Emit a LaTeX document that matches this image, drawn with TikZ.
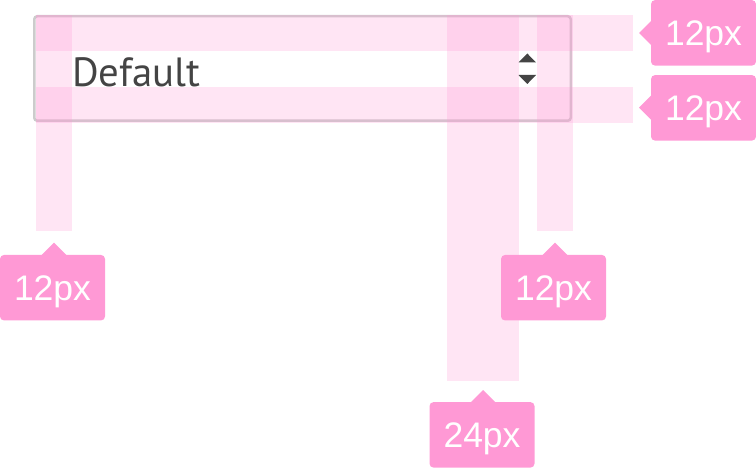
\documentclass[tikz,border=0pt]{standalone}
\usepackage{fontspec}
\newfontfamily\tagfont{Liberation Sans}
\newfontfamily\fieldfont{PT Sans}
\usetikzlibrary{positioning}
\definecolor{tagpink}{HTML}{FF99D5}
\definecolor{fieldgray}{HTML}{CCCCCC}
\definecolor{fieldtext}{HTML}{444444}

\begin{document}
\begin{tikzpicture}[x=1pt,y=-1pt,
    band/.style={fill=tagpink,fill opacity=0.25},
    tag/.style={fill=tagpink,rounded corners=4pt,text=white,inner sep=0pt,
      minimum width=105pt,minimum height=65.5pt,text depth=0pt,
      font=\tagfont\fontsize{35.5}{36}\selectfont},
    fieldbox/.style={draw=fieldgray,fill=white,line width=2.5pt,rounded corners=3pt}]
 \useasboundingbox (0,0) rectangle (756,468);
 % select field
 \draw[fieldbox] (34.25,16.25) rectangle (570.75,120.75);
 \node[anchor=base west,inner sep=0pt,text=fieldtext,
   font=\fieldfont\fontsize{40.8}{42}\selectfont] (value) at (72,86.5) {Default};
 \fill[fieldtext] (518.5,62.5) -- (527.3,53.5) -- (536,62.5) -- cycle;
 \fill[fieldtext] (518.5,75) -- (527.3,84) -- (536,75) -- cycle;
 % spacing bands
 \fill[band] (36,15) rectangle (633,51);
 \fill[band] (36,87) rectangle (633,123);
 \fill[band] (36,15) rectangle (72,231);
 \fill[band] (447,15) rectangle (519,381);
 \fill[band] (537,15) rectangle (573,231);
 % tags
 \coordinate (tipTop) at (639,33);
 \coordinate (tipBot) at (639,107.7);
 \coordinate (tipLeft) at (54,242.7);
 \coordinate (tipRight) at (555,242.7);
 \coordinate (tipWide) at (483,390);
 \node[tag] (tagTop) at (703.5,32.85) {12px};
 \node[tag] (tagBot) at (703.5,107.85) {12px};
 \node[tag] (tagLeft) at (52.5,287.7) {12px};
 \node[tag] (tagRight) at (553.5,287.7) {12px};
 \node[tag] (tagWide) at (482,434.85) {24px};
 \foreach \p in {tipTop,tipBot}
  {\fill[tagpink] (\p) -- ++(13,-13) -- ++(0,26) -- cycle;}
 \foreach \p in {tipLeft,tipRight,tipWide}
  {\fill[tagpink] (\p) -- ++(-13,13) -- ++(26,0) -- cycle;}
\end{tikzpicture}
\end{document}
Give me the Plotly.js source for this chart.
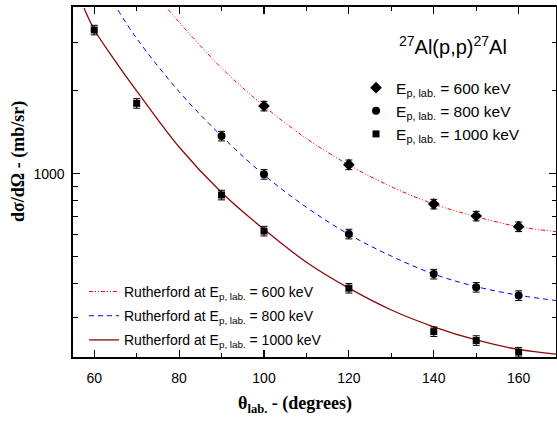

- - -

**Given exercise:** Exclude the images and reproduce the remaining data exactly.

**Correct answer:**
Emit a LaTeX document that matches this image, drawn with TikZ.
\documentclass[tikz,border=0pt]{standalone}
\usepackage{fontspec}
\newfontfamily\tagfont{Liberation Sans}
\newfontfamily\fieldfont{PT Sans}
\usetikzlibrary{positioning}
\definecolor{tagpink}{HTML}{FF99D5}
\definecolor{fieldgray}{HTML}{CCCCCC}
\definecolor{fieldtext}{HTML}{444444}

\begin{document}
\begin{tikzpicture}[x=1pt,y=-1pt,
    band/.style={fill=tagpink,fill opacity=0.25},
    tag/.style={fill=tagpink,rounded corners=4pt,text=white,inner sep=0pt,
      minimum width=105pt,minimum height=65.5pt,text depth=0pt,
      font=\tagfont\fontsize{35.5}{36}\selectfont},
    fieldbox/.style={draw=fieldgray,fill=white,line width=2.5pt,rounded corners=3pt}]
 \useasboundingbox (0,0) rectangle (756,468);
 % select field
 \draw[fieldbox] (34.25,16.25) rectangle (570.75,120.75);
 \node[anchor=base west,inner sep=0pt,text=fieldtext,
   font=\fieldfont\fontsize{40.8}{42}\selectfont] (value) at (72,86.5) {Default};
 \fill[fieldtext] (518.5,62.5) -- (527.3,53.5) -- (536,62.5) -- cycle;
 \fill[fieldtext] (518.5,75) -- (527.3,84) -- (536,75) -- cycle;
 % spacing bands
 \fill[band] (36,15) rectangle (633,51);
 \fill[band] (36,87) rectangle (633,123);
 \fill[band] (36,15) rectangle (72,231);
 \fill[band] (447,15) rectangle (519,381);
 \fill[band] (537,15) rectangle (573,231);
 % tags
 \coordinate (tipTop) at (639,33);
 \coordinate (tipBot) at (639,107.7);
 \coordinate (tipLeft) at (54,242.7);
 \coordinate (tipRight) at (555,242.7);
 \coordinate (tipWide) at (483,390);
 \node[tag] (tagTop) at (703.5,32.85) {12px};
 \node[tag] (tagBot) at (703.5,107.85) {12px};
 \node[tag] (tagLeft) at (52.5,287.7) {12px};
 \node[tag] (tagRight) at (553.5,287.7) {12px};
 \node[tag] (tagWide) at (482,434.85) {24px};
 \foreach \p in {tipTop,tipBot}
  {\fill[tagpink] (\p) -- ++(13,-13) -- ++(0,26) -- cycle;}
 \foreach \p in {tipLeft,tipRight,tipWide}
  {\fill[tagpink] (\p) -- ++(-13,13) -- ++(26,0) -- cycle;}
\end{tikzpicture}
\end{document}
Give me the Plotly.js source for this chart.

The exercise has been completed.